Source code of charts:
________________________

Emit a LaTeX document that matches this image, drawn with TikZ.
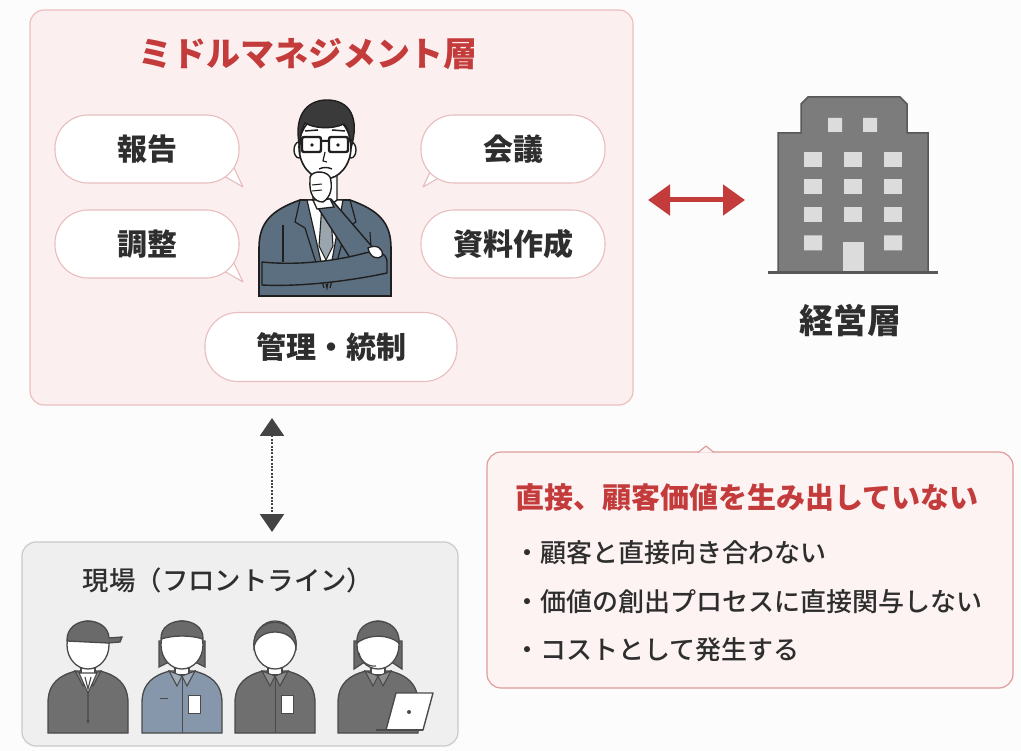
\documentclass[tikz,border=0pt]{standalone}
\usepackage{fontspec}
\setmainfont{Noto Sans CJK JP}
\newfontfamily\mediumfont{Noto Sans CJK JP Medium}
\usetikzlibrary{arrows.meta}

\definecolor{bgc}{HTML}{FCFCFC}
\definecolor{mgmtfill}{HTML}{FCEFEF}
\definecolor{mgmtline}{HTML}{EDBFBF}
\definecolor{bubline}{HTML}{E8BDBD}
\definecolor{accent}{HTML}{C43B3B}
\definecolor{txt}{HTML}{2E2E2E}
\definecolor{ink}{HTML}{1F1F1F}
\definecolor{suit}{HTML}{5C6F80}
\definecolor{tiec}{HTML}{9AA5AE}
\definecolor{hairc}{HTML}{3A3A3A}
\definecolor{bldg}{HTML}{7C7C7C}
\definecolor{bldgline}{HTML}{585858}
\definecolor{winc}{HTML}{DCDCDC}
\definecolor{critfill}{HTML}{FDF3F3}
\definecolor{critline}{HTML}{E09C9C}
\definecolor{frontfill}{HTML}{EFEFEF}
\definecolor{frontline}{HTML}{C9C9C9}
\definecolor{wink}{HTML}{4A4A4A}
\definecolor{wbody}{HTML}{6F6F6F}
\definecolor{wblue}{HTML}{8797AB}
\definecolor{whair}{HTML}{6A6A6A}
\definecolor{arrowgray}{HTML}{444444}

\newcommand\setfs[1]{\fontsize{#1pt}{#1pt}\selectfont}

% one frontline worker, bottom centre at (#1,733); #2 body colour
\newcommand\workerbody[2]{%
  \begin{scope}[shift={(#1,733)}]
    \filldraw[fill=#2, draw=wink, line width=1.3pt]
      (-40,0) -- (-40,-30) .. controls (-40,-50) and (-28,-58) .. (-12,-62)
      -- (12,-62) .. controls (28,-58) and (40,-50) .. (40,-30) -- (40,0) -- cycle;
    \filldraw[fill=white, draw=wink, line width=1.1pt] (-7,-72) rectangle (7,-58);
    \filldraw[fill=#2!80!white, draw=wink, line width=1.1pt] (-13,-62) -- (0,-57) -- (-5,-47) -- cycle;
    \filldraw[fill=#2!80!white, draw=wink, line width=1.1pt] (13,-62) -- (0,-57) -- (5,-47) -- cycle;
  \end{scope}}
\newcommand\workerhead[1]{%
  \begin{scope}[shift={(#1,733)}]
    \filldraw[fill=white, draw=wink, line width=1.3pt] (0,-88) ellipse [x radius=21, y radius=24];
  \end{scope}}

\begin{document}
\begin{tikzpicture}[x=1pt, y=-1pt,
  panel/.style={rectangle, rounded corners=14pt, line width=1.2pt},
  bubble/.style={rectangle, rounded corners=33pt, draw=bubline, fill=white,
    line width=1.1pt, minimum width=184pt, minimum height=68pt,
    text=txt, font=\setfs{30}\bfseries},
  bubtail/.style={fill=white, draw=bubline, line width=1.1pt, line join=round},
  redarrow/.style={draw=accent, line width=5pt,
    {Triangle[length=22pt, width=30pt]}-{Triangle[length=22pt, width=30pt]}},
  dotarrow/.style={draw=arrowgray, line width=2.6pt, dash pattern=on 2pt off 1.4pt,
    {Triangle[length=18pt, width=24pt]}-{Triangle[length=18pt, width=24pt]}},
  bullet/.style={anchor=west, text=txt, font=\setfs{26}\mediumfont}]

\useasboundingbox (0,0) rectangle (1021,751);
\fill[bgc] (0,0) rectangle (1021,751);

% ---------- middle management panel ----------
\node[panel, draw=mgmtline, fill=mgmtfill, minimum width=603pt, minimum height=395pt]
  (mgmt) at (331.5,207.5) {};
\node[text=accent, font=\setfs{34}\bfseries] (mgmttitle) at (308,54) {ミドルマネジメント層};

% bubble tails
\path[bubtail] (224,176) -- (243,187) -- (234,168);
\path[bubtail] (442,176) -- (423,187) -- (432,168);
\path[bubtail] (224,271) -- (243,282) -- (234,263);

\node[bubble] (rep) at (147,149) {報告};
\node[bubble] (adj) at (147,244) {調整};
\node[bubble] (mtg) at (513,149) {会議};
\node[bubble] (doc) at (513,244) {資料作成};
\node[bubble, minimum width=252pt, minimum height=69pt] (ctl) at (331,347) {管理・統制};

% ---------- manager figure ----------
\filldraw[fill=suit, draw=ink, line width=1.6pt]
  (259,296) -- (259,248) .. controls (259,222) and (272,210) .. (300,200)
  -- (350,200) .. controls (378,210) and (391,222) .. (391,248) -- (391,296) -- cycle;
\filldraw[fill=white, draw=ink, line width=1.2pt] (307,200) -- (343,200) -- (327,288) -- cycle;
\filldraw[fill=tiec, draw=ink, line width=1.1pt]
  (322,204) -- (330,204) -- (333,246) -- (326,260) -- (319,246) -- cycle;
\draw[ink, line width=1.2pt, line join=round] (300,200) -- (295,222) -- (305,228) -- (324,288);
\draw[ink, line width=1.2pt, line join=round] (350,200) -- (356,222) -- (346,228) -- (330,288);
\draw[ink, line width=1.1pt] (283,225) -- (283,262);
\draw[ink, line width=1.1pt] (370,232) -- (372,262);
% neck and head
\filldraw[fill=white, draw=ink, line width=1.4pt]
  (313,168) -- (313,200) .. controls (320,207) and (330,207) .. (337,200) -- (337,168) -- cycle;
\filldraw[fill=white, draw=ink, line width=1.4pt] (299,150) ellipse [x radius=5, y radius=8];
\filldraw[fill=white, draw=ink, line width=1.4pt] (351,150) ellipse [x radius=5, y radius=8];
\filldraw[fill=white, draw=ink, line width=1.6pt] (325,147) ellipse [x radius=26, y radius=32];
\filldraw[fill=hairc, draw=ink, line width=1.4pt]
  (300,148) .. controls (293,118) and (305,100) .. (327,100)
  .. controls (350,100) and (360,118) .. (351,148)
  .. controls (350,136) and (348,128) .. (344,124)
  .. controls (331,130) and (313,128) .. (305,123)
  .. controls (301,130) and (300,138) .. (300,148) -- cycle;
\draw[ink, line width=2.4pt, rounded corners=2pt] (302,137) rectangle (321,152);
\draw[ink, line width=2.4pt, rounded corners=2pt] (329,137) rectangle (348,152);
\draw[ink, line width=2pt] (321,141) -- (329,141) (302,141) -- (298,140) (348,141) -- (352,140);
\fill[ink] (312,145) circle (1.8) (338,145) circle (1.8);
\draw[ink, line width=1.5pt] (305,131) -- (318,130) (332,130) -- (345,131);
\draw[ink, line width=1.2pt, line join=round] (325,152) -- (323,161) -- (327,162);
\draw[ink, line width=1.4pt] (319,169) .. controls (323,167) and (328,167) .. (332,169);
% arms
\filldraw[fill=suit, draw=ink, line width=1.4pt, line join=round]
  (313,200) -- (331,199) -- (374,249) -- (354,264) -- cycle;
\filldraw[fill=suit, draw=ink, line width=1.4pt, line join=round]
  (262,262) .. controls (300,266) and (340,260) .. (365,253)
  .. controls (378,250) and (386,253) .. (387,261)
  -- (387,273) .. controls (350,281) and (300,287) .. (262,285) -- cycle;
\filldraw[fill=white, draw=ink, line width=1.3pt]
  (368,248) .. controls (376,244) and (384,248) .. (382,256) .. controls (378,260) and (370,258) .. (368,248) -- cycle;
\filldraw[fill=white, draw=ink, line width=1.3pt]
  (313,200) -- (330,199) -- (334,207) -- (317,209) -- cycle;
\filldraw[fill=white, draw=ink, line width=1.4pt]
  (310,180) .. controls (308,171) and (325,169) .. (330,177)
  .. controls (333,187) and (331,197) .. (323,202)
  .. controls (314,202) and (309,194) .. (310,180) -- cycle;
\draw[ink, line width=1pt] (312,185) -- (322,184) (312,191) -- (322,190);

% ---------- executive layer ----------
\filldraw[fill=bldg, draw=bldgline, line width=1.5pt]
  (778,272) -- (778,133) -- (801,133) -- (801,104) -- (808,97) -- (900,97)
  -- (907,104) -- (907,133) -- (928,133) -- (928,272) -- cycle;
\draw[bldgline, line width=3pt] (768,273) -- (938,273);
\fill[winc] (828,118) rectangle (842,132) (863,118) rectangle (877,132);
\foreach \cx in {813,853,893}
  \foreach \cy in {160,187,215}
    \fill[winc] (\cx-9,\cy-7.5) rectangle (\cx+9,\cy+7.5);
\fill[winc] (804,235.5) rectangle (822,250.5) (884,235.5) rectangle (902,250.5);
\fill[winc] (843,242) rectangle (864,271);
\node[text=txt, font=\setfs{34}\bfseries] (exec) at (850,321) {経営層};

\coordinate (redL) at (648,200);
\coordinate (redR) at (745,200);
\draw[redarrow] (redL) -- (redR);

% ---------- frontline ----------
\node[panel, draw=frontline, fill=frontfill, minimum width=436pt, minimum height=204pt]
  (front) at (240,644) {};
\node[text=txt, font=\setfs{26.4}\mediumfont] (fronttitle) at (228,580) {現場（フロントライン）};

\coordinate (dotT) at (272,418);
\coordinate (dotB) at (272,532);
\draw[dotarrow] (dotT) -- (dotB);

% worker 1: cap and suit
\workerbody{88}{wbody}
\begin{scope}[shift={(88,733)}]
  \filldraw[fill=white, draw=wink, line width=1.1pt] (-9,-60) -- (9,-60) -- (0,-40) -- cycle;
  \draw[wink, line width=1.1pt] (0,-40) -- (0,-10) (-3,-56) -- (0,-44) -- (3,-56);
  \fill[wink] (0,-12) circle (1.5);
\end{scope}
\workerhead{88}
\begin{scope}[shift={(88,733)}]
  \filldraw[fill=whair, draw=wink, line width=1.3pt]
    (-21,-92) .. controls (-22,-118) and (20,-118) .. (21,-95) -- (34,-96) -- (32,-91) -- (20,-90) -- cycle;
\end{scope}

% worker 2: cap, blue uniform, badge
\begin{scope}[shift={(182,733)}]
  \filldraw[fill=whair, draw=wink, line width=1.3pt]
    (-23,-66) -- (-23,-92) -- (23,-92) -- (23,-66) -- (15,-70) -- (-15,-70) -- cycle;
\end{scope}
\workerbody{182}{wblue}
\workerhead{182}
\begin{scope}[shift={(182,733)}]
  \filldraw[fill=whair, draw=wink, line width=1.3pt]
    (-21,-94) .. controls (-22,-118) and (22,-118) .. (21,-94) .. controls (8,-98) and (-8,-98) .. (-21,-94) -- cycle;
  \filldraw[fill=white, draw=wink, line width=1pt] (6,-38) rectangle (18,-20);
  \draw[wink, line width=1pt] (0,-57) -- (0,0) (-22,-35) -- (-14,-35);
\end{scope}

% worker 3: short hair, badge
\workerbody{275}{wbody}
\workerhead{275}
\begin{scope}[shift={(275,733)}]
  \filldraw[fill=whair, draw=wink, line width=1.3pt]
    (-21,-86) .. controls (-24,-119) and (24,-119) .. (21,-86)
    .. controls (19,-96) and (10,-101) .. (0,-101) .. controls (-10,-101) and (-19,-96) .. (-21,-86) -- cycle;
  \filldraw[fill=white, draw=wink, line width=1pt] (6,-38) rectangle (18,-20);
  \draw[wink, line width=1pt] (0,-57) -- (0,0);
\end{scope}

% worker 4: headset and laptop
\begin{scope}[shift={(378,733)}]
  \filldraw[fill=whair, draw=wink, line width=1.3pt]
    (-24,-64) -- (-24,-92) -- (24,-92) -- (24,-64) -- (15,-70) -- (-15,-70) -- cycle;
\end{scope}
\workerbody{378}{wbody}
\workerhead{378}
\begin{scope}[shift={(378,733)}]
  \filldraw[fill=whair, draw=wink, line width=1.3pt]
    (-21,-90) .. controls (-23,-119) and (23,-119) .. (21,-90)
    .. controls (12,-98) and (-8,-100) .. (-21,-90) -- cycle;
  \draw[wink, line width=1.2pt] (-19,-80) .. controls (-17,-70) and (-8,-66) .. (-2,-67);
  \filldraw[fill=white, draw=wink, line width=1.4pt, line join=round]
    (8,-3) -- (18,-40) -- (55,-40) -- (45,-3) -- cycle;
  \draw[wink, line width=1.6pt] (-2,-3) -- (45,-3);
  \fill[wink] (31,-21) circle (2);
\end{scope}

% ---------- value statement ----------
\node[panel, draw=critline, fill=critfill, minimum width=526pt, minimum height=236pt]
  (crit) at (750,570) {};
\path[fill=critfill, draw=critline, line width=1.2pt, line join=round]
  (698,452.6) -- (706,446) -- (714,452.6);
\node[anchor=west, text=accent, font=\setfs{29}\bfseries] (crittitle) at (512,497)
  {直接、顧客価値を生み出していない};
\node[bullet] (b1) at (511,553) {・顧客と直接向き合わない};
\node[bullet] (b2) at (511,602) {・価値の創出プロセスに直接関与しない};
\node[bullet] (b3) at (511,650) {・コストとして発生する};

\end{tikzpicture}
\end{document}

________________________

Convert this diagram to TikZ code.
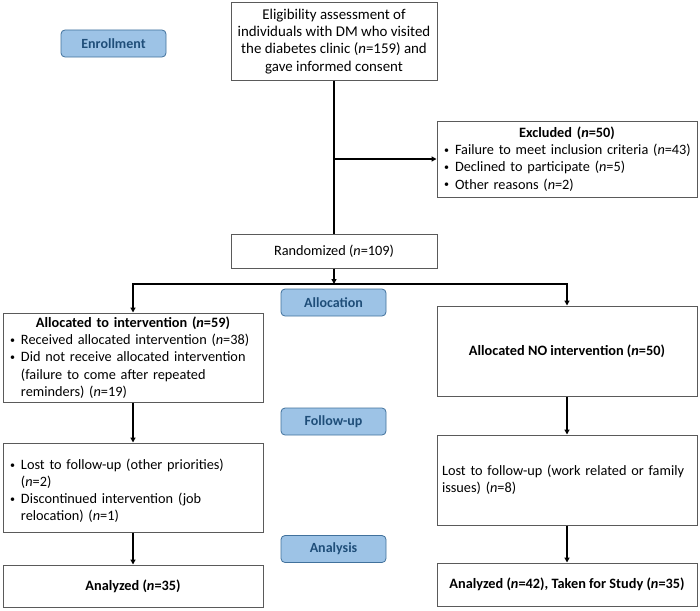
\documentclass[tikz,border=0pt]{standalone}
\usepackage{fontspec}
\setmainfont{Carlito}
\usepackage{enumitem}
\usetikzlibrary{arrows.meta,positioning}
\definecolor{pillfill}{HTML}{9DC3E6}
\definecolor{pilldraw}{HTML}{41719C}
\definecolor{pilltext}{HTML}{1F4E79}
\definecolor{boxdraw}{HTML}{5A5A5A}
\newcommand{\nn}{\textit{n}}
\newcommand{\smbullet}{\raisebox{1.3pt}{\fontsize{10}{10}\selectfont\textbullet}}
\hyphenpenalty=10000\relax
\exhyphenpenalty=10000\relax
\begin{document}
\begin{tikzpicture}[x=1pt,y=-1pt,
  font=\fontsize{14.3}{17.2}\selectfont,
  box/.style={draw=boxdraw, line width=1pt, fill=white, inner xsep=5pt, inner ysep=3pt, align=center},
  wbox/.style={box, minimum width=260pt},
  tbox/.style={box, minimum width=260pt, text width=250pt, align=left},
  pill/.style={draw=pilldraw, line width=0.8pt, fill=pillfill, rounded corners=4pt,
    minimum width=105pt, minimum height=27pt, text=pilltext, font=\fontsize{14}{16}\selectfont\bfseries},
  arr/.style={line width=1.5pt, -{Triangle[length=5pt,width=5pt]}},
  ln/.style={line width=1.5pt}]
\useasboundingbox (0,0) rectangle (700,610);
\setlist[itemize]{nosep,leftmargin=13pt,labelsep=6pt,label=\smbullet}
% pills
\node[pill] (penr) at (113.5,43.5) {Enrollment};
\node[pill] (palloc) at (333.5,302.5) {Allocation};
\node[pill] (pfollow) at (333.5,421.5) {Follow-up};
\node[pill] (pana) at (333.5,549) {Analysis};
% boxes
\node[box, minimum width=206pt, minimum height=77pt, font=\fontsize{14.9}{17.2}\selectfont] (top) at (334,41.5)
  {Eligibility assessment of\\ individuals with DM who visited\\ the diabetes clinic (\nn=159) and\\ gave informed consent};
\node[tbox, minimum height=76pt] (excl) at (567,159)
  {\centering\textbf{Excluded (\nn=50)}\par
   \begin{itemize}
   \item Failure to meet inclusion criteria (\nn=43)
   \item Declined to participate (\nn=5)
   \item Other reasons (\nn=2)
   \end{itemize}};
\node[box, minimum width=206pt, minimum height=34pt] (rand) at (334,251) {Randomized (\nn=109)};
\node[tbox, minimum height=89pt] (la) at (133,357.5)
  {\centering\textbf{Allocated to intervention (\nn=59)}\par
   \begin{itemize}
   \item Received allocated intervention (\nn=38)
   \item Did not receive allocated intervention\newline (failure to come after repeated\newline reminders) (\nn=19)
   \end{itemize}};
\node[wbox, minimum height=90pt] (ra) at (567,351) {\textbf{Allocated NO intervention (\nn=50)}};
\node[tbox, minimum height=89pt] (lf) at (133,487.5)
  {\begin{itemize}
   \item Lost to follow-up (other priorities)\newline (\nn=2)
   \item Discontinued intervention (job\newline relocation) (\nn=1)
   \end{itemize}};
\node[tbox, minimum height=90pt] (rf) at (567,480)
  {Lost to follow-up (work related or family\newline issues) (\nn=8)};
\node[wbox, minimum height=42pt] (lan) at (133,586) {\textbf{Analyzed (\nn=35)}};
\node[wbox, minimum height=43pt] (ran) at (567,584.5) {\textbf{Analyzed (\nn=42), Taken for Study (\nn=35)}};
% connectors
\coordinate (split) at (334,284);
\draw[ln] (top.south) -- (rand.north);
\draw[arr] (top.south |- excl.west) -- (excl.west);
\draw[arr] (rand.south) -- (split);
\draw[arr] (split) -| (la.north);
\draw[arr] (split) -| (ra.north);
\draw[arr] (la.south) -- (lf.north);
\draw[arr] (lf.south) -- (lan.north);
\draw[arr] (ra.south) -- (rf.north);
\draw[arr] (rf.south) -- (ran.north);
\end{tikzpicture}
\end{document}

________________________

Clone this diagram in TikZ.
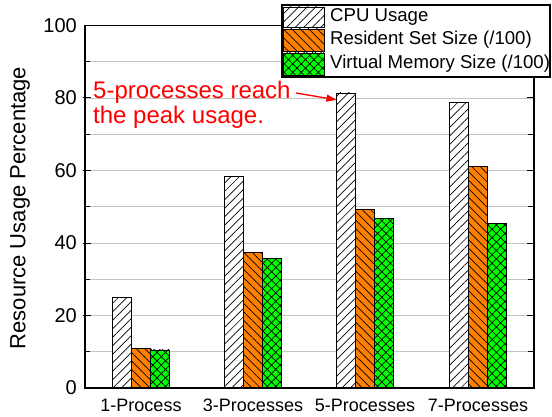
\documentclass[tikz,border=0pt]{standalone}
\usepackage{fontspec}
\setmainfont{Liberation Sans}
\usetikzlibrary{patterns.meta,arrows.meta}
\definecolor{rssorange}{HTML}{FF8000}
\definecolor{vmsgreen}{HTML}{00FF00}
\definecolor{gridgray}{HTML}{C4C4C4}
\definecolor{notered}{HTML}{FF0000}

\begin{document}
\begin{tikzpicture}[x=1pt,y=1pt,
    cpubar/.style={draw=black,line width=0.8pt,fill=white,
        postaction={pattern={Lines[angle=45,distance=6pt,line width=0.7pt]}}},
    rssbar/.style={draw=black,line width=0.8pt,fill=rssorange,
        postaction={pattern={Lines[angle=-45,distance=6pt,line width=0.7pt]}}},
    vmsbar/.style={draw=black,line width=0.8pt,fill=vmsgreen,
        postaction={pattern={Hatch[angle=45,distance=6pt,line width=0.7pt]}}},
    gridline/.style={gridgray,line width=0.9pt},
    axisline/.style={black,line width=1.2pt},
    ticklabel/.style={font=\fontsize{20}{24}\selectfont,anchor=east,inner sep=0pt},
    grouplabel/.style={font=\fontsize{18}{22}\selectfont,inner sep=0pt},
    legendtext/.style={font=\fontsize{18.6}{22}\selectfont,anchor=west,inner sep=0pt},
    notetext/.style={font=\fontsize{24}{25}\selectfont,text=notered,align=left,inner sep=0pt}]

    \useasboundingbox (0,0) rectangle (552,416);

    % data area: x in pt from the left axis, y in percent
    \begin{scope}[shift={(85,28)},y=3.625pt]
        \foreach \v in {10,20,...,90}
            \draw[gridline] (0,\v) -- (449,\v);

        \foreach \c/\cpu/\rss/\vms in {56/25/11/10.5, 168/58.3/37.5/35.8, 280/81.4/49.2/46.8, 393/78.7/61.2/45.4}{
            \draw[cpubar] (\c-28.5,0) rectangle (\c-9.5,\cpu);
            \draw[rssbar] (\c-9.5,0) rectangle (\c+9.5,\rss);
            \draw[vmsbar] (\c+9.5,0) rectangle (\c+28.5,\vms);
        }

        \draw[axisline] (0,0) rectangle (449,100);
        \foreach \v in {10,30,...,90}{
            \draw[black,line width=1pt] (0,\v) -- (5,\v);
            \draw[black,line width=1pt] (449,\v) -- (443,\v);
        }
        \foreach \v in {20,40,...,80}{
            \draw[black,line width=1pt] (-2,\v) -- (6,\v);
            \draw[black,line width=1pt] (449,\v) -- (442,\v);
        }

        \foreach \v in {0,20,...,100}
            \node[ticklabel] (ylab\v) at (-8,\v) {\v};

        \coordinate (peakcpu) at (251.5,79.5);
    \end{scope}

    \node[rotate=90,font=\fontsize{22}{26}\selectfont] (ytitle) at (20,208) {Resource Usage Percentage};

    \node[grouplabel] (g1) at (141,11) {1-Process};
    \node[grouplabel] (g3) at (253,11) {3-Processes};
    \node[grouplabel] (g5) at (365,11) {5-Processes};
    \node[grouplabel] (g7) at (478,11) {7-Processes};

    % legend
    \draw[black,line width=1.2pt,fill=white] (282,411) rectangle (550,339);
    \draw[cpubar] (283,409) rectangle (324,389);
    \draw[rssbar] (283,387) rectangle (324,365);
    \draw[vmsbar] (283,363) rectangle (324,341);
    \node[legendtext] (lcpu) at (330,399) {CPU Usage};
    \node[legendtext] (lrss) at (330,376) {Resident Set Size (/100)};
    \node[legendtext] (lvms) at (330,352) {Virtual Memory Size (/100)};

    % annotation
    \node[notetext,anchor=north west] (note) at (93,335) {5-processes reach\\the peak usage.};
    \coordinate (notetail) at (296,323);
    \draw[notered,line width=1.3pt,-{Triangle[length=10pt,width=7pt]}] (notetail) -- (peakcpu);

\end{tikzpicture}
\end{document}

________________________

= What to produce =
Search the entries for the word "diagram" and gather every line where it appears.

= Written answer =
Convert this diagram to TikZ code.
Clone this diagram in TikZ.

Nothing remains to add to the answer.